Extensions of Zero-Shot Cost Models

zero-shot cost estimation can be extended in various directions.

Distributed DBMSs

本文的研究对象还是 单机 DBMS,这一节讨论了如何支持分布式 DBMS,尤其是当查询执行时数据会被打乱 shuffle。并且讨论了一些列存/行存时,查询优化的区别。

然后本文提出了对 查询 进行扩展编码,包含 operator nodes for data shuffling as well as encode data formats (column or row) as a feature of the table node

Physical Design Tuning

没懂

Other Directions

hardware parameters, database knob configurations…

A New Benchmark

本文提出了一个新的 benchmark

Design Decisions

本文认为传统 TPC-H TPC-DS or SSB 不足够评估成本预测模型,并且因为这些数据是合成的,没法捕捉到相关性来提供 cardinality estimation,也有人基于 IMDB 数据集组了一些新的 workload 病故学习的成本和 cardinality estimation。但这也不能评估 zero-shot,因为要在不同的数据集上训练,需要一个跨越多种数据集的 benchmark。

Datasets

correlations hardly resemble data distributions found in the real-world

本文使用了真实世界数据集,也加入了 SSB 和 TPC-H

Workloads and Traces

20 个数据集 + 生成的查询

Experimental Evaluation

https://s2.loli.net/2024/03/17/NeI2ahUsbTGYg1P.png

  1. Zero-Shot Accuracy, predict costs for unseen databases.
  2. Zero-Shot vs. Workload-Driven, compare the training overhead and accuracy with state-of-the-art workload driven approaches
  3. Generalization, workload drifts
  4. Extensions, distributed DBMSs and different physical designs
  5. Training and Inference Performance, compare training efforts to workload-driven models
  6. Ablation Study, alternatives of zero-shot models, how many database are sufficient for zero-shot cost models to generalize

实验结果就不看了,文章没有深入讨论他们的数据集的区别,实验结果看起来和 workload-driven 看上去也差不多

Conclusion

The paper proposes a novel zero-shot cost model that enables learned cost estimation to unseen databases without extensive training on new datasets. The architecture of zero-shot cost model is very similar to the language model in NLP. It adopts the idea of ​​pre-training, so that it can perform well on different datasets, and can also be fine-tuned for special datasets. The paper details the methods used to enable zero-shot cost models, including the transferable query representation, training zero-shot models and deriving data characteristics.The paper also discusses the robustness and scalability of zero-shot models (distributed database).
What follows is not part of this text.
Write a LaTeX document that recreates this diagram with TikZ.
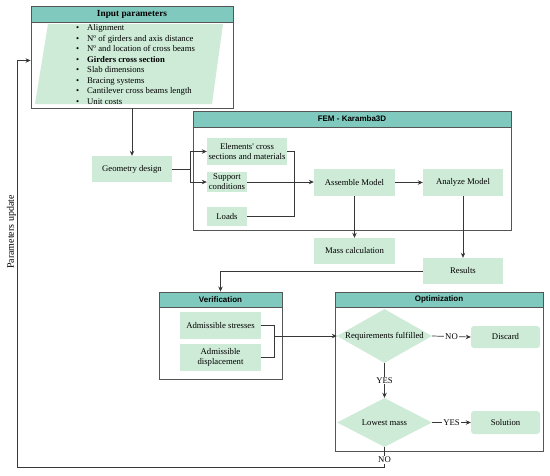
\documentclass[tikz,border=0pt]{standalone}
\usepackage{fontspec}
\setmainfont{Liberation Serif}
\setsansfont{Liberation Sans}
\usetikzlibrary{shapes.geometric,arrows.meta,calc}
\definecolor{headc}{RGB}{128,201,190}
\definecolor{boxc}{RGB}{206,235,215}
\definecolor{linec}{RGB}{55,55,55}
\definecolor{framec}{RGB}{85,85,85}
\begin{document}
\begin{tikzpicture}[x=1pt,y=-1pt,
  bodyfont/.style={font=\fontsize{8.7}{10}\selectfont},
  gbox/.style={bodyfont, fill=boxc, draw=none, align=center, inner sep=1pt},
  rbox/.style={gbox, rounded corners=3pt},
  dia/.style={shape=diamond, fill=boxc, draw=none, inner sep=0pt, bodyfont},
  frame/.style={draw=framec, line width=0.9pt, fill=none, inner sep=0pt},
  head/.style={draw=framec, line width=0.9pt, fill=headc, inner sep=0pt, anchor=north, font=\sffamily\bfseries\fontsize{8}{9}\selectfont},
  ln/.style={draw=linec, line width=0.7pt},
  arr/.style={ln, -{Stealth[length=5pt,width=4.5pt]}},
  lab/.style={bodyfont, fill=white, inner sep=1pt}
]
\useasboundingbox (0,0) rectangle (550,475);

% Input parameters
\node[frame, minimum width=202pt, minimum height=102pt] (inp) at (132,57) {};
\node[head, minimum width=202pt, minimum height=16pt, font=\bfseries\fontsize{9.3}{10}\selectfont] (inph) at (inp.north) {Input parameters};
\fill[boxc] (48,24) -- (223,24) -- (212,104) -- (35,104) -- cycle;
\node[font=\fontsize{8.7}{10.55}\selectfont, anchor=west, align=left, inner sep=0pt] (inpl) at (76,64.5) {%
\makebox[11pt][l]{\textbullet}Alignment\\
\makebox[11pt][l]{\textbullet}Nº of girders and axis distance\\
\makebox[11pt][l]{\textbullet}Nº and location of cross beams\\
\makebox[11pt][l]{\textbullet}\textbf{Girders cross section}\\
\makebox[11pt][l]{\textbullet}Slab dimensions\\
\makebox[11pt][l]{\textbullet}Bracing systems\\
\makebox[11pt][l]{\textbullet}Cantilever cross beams length\\
\makebox[11pt][l]{\textbullet}Unit costs};

% FEM
\node[frame, minimum width=318pt, minimum height=119pt] (fem) at (352,170.5) {};
\node[head, minimum width=318pt, minimum height=16pt] (femh) at (fem.north) {FEM - Karamba3D};

% Verification
\node[frame, minimum width=123pt, minimum height=87pt] (ver) at (220.5,335.5) {};
\node[head, minimum width=123pt, minimum height=15pt] (verh) at (ver.north) {Verification};

% Optimization
\node[frame, minimum width=208pt, minimum height=159pt] (opt) at (439,371.5) {};
\node[head, minimum width=208pt, minimum height=15pt] (opth) at (opt.north) {Optimization};

% boxes
\node[gbox, minimum width=80pt, minimum height=26pt] (geom) at (132,169) {Geometry design};
\node[gbox, minimum width=80pt, minimum height=27pt] (elem) at (247,151.5) {Elements\textquotesingle\ cross\\sections and materials};
\node[gbox, minimum width=40pt, minimum height=20pt] (supp) at (227,182) {Support\\conditions};
\node[gbox, minimum width=40pt, minimum height=19pt] (loads) at (227,216.5) {Loads};
\node[gbox, minimum width=81pt, minimum height=27pt] (asm) at (354.5,182.5) {Assemble Model};
\node[gbox, minimum width=80pt, minimum height=27pt] (ana) at (463,182.5) {Analyze Model};
\node[gbox, minimum width=81pt, minimum height=26pt] (mass) at (354.5,251) {Mass calculation};
\node[gbox, minimum width=80pt, minimum height=26pt] (res) at (463,271) {Results};
\node[gbox, minimum width=81pt, minimum height=27pt] (str) at (220.5,325.5) {Admissible stresses};
\node[gbox, minimum width=81pt, minimum height=27pt] (disp) at (220.5,357.5) {Admissible\\displacement};
\node[dia, minimum width=95pt, minimum height=54pt] (req) at (384.5,336) {\makebox[0pt]{Requirements fulfilled}};
\node[rbox, minimum width=69pt, minimum height=22pt] (disc) at (505.5,337) {Discard};
\node[dia, minimum width=95pt, minimum height=49pt] (low) at (384.5,422.5) {\makebox[0pt]{Lowest mass}};
\node[rbox, minimum width=69pt, minimum height=23pt] (sol) at (505.5,422.5) {Solution};

\node[font=\fontsize{10}{11}\selectfont, rotate=90, inner sep=0pt] (pu) at (11.5,232) {Parameters update};

% connectors
\draw[arr] (inp.south) -- (geom.north);
\draw[arr] (geom.east) -- ++(18,0) |- (elem.west);
\draw[arr] (geom.east) -- ++(18,0) |- (supp.west);
\draw[ln] (elem.east) -- ++(7,0) |- (loads.east);
\draw[arr] (supp.east) -- (supp.east -| asm.west);
\draw[arr] (asm.east) -- (asm.east -| ana.west);
\draw[arr] (asm.south) -- (mass.north);
\draw[arr] (ana.south) -- (res.north);
\draw[arr] (res.west) -| (ver.north);
\coordinate (brk) at ($(str.east)+(13,0)$);
\draw[ln] (str.east) -- (brk) |- (disp.east);
\draw[arr] (brk |- req.west) -- (req.west);
\draw[arr] (req.east) -- node[lab]{NO} (disc.west);
\draw[arr] (req.south) -- node[lab]{YES} (low.north);
\draw[arr] (low.east) -- node[lab]{YES} (sol.west);
\coordinate (lpl) at (17,467);
\coordinate (lpt) at (17,60.5);
\draw[arr] (low.south) -- node[lab, pos=0.65]{NO} (low.south |- lpl) -- (lpl) -- (lpt) -- (lpt -| inp.west);
\end{tikzpicture}
\end{document}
The paper proposes a new benchmark spanning multiple datasets, and gives experimental results, proving that zero-shot models can perform excellent cost estimation on unseen datasets

  1. The paper proposes a novel zero-shot cost model, and suggests a learning paradigm based on pre-trained cost models. A new model architecture and a representation technique for encoding query workloads as input to these models are introduced, which together allow a zero shot cost model to generalize to an unseen database.
  2. The paper derives a method to estimate how accurate the runtime estimations of zero-shot models will be for unseen databases, and provides a new benchmark necessary to evaluate cost estimation models more broadly on a variety of real-world databases.
  3. The paper not only discusses the zero-shot cost model based on a single-node DBMS, but also discusses future work, proving that zero-shot cost estimation can also be achieved in a distributed database. It can also be combined with data-driven models or even fine-tuned zero-shot models for better cost estimations and accuracy.
  1. The zero-shot cost model may not always accurately predict costs for queries on databases that significantly differ from those seen during the model’s training, because it relies on pre-trained models and there are often large differences between real-world datasets and query workloads.
  2. This paper somewhat confuses the concepts of datasets and databases. And while zero-shot models can eliminate the need for extensive training on each new database, they may still require some fine-tuning or a few-shot learning approach to achieve the best performance on specific datasets and queries, which is not completely zero-shot.
  3. Although the paper has used 20 widely different data sets for benchmarking, 19 of them were used for training and only 1 was used for testing. It should be tested with more data sets.

First, I would try to create a larger and more diverse training and testing dataset that covers a wide range of database schemas and query workloads and extend the benchmark used for evaluating cost models to include more real-world databases and complex queries. This would provide a more comprehensive assessment of the model’s performance and its ability to generalize. Second, extending the zero-shot model to distributed databases or more databases seems very feasible. I might try to expand this part a little further, especially to implement zero-shot cost models fordistributed stream processing or graph databases, because the queries and datasets for stream processing and graph database will be very different. The other parts of the paper are very perfect, especially the architecture that draws on language models, which is very clever.